“If you want it done right, you have to take your time.”
That was a former acquisition executive at a major conference where nearly every other speaker called for greater speed of delivery.
Acquisition professionals regularly seek to burn down risk on their programs. Risk management is a key element of sound program management. However, the current bureaucratic environment requires programs to:
Do extensive analysis of requirements, alternatives, designs, costs, and more.
Write dozens of program strategy documents and coordinate them through dozens of oversight and functional organizations.
Spend a year or more selecting the right prime contractor.
Regular reporting and reviews to track progress, issues, and performance against their constrained acquisition program baseline.
Have independent testers and certifiers spend a year to ensure the system meets the requirements defined a decade earlier.
What is often overlooked is …
Every month spent reducing acquisition risk, transfers the risk to operations.
Warfighters are operating with 30-year old legacy systems.

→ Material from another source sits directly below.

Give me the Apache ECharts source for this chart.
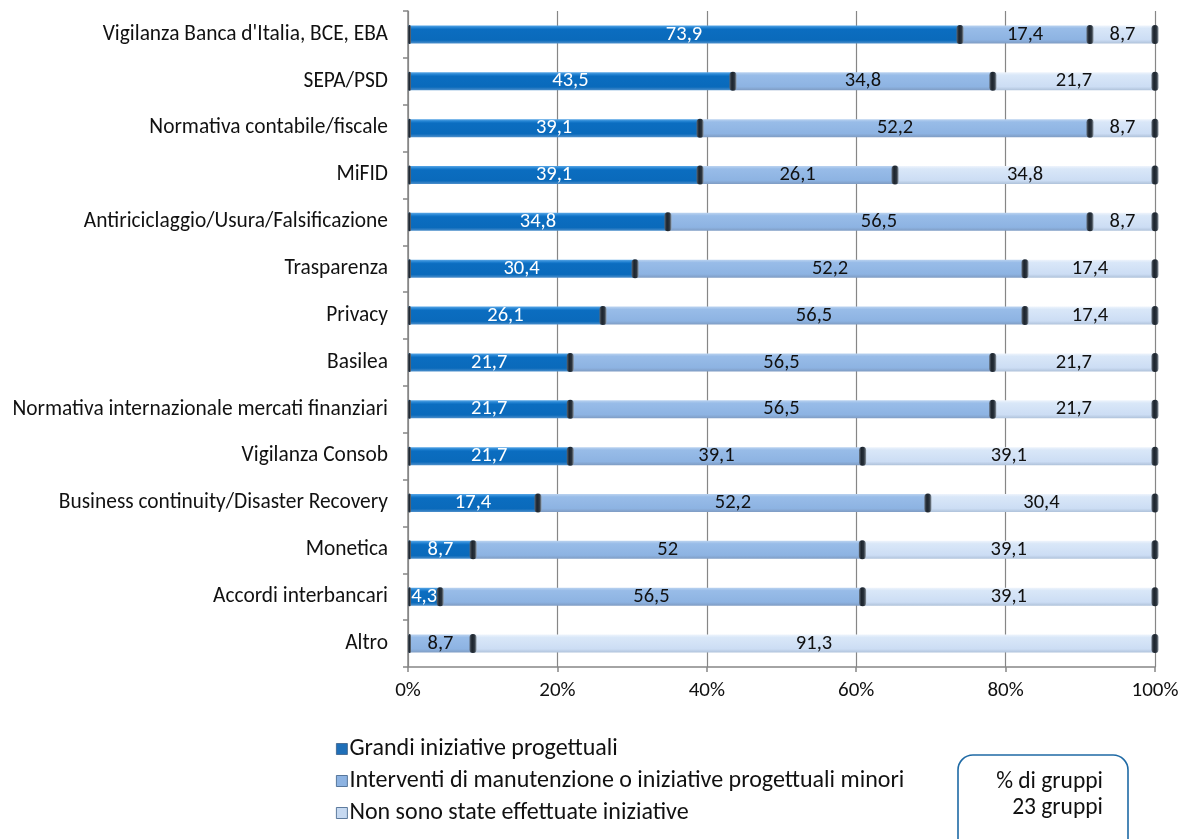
<!DOCTYPE html>
<html>
<head>
<meta charset="utf-8">
<script src="https://cdn.jsdelivr.net/npm/echarts@6/dist/echarts.min.js"></script>
<style>
  html, body { margin: 0; padding: 0; background: #ffffff; }
  #chart { width: 1191px; height: 839px; }
</style>
</head>
<body>
<div id="chart"></div>
<script>
// Categories, top to bottom
const categories = [
  "Vigilanza Banca d'Italia, BCE, EBA",
  "SEPA/PSD",
  "Normativa contabile/fiscale",
  "MiFID",
  "Antiriciclaggio/Usura/Falsificazione",
  "Trasparenza",
  "Privacy",
  "Basilea",
  "Normativa internazionale mercati finanziari",
  "Vigilanza Consob",
  "Business continuity/Disaster Recovery",
  "Monetica",
  "Accordi interbancari",
  "Altro"
];

const seriesNames = [
  "Grandi iniziative progettuali",
  "Interventi di manutenzione o iniziative progettuali minori",
  "Non sono state effettuate iniziative"
];

// Percentages of groups per category
const grandi       = [73.9, 43.5, 39.1, 39.1, 34.8, 30.4, 26.1, 21.7, 21.7, 21.7, 17.4, 8.7, 4.3, 0];
const manutenzione = [17.4, 34.8, 52.2, 26.1, 56.5, 52.2, 56.5, 56.5, 56.5, 39.1, 52.2, 52, 56.5, 8.7];
const nessuna      = [8.7, 21.7, 8.7, 34.8, 8.7, 17.4, 17.4, 21.7, 21.7, 39.1, 30.4, 39.1, 39.1, 91.3];

const xTicks = ["0%", "20%", "40%", "60%", "80%", "100%"];

const raw = [grandi, manutenzione, nessuna];
// 100% stacking: each row is scaled to its own total
const totals = categories.map((_, i) => raw.reduce((s, arr) => s + arr[i], 0));
const shares = raw.map(arr => arr.map((v, i) => v / totals[i] * 100));

function grad(stops) {
  return new echarts.graphic.LinearGradient(0, 0, 0, 1,
    stops.map(s => ({ offset: s[0], color: s[1] })));
}
const fills = [
  grad([[0, '#58A6E6'], [0.14, '#1C7ECF'], [0.22, '#0B6DC0'], [0.82, '#0A6ABB'], [1, '#4D8FCB']]),
  grad([[0, '#BBD3F0'], [0.16, '#98BCE8'], [0.8, '#8DB3E2'], [1, '#7F9CC3']]),
  grad([[0, '#EEF4FC'], [0.16, '#D9E7F8'], [0.8, '#CCDDF4'], [1, '#AFC2DA']])
];
const legendColors = ['#1F6FB8', '#8DB3E2', '#C6D9F1'];
const labelColors = ['#ffffff', '#111111', '#111111'];

function fmt(v) { return String(v).replace('.', ','); }

const font = "Carlito, 'Open Sans', 'Liberation Sans', sans-serif";

const barSeries = shares.map((arr, k) => ({
  name: seriesNames[k],
  type: 'bar',
  stack: 'tot',
  barWidth: 18,
  data: arr.map((v, i) => ({ value: v, raw: raw[k][i] })),
  itemStyle: { color: fills[k] },
  label: {
    show: true,
    position: 'inside',
    color: labelColors[k],
    fontFamily: font,
    fontSize: 20.5,
    formatter: p => (p.data.raw > 0 ? fmt(p.data.raw) : '')
  },
  emphasis: { disabled: true }
}));

// Dark rounded caps at each segment end, positioned through the axes
const capData = categories.map((_, i) => {
  let acc = 0;
  const b = [0];
  shares.forEach(arr => { if (arr[i] > 0) { acc += arr[i]; b.push(acc); } });
  return [i].concat(b);
});

const capSeries = {
  type: 'custom',
  silent: true,
  z: 5,
  data: capData,
  encode: { y: 0, x: 1 },
  renderItem: function (params, api) {
    const row = api.value(0);
    const children = [];
    const n = capData[params.dataIndex].length;
    for (let j = 1; j < n; j++) {
      const x = api.value(j);
      const pt = api.coord([x, row]);
      const h = 19;
      const w = j === 1 ? 3 : 7;
      const cx = j === 1 ? pt[0] + 1.5 : pt[0];
      children.push({
        type: 'rect',
        shape: { x: cx - w / 2, y: pt[1] - h / 2, width: w, height: h, r: [w / 2, w / 2, w / 2, w / 2] },
        style: {
          fill: new echarts.graphic.LinearGradient(0, 0, 1, 0, [
            { offset: 0, color: '#5A6470' },
            { offset: 0.35, color: '#1B232C' },
            { offset: 0.7, color: '#2A333D' },
            { offset: 1, color: '#8A949E' }
          ])
        }
      });
    }
    return { type: 'group', children: children };
  }
};

const chart = echarts.init(document.getElementById('chart'), null, { renderer: 'canvas' });

chart.setOption({
  animation: false,
  backgroundColor: '#ffffff',
  grid: { left: 408, right: 36, top: 11, bottom: 172, containLabel: false },
  xAxis: {
    type: 'value',
    min: 0,
    max: 100,
    interval: 20,
    axisLine: { show: true, lineStyle: { color: '#868686', width: 1.5 } },
    axisTick: { show: true, length: 5, lineStyle: { color: '#868686', width: 1.5 } },
    splitLine: { show: true, lineStyle: { color: '#868686', width: 1.2 } },
    axisLabel: {
      margin: 13,
      color: '#111111',
      fontFamily: font,
      fontSize: 21,
      formatter: v => xTicks[Math.round(v / 20)]
    }
  },
  yAxis: {
    type: 'category',
    inverse: true,
    data: categories,
    axisLine: { show: true, lineStyle: { color: '#868686', width: 1.5 } },
    axisTick: { show: true, length: 5, alignWithLabel: false, lineStyle: { color: '#868686', width: 1.5 } },
    axisLabel: {
      margin: 20,
      color: '#111111',
      fontFamily: font,
      fontSize: 21.4
    }
  },
  legend: {
    orient: 'vertical',
    left: 331,
    top: 732,
    itemGap: 8,
    itemWidth: 11,
    itemHeight: 11,
    icon: 'rect',
    selectedMode: false,
    data: seriesNames.map((n, k) => ({
      name: n,
      itemStyle: { color: legendColors[k], borderColor: '#3B5E86', borderWidth: 0.8 }
    })),
    textStyle: { color: '#111111', fontFamily: font, fontSize: 24, padding: [0, 0, 0, -3] }
  },
  graphic: [
    {
      type: 'rect',
      shape: { x: 958, y: 755, width: 170, height: 110, r: 15 },
      style: { fill: '#ffffff', stroke: '#1F6AA5', lineWidth: 1.6 }
    },
    {
      type: 'text',
      style: {
        x: 1103, y: 782, text: '% di gruppi', align: 'right', verticalAlign: 'middle',
        fill: '#111111', font: '23.5px ' + font
      }
    },
    {
      type: 'text',
      style: {
        x: 1103, y: 808, text: '23 gruppi', align: 'right', verticalAlign: 'middle',
        fill: '#111111', font: '23.5px ' + font
      }
    }
  ],
  series: barSeries.concat([capSeries])
});
</script>
</body>
</html>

Delays to modernization programs require them to extend the lives of antiquated systems that much longer. There’s only so much duct tape left in the department. They are operating with an increased array of threats, decreasing readiness of major weapon systems, a high OPTEMPO even in peacetime, and increasing operations and maintenance costs.
DoD programs must continue to focus on speed of delivery. This doesn’t mean foolish haste like “we’re going to skip all testing because we’re already late enough.” There are foundational elements to ensure you’re developing the right thing and developing the thing right. However, DoD programs can:
Deliver interim strategies and solutions whenever practicable and iterate.
Balance speed with rigor based on the size, risks, and operational environment.
Continuously lean out processes across requirements, budgets, and acquisition.
Every month spent on another review or another document is another month putting our Warfighters at risk. Remember, the Davidson window opens in 11 months.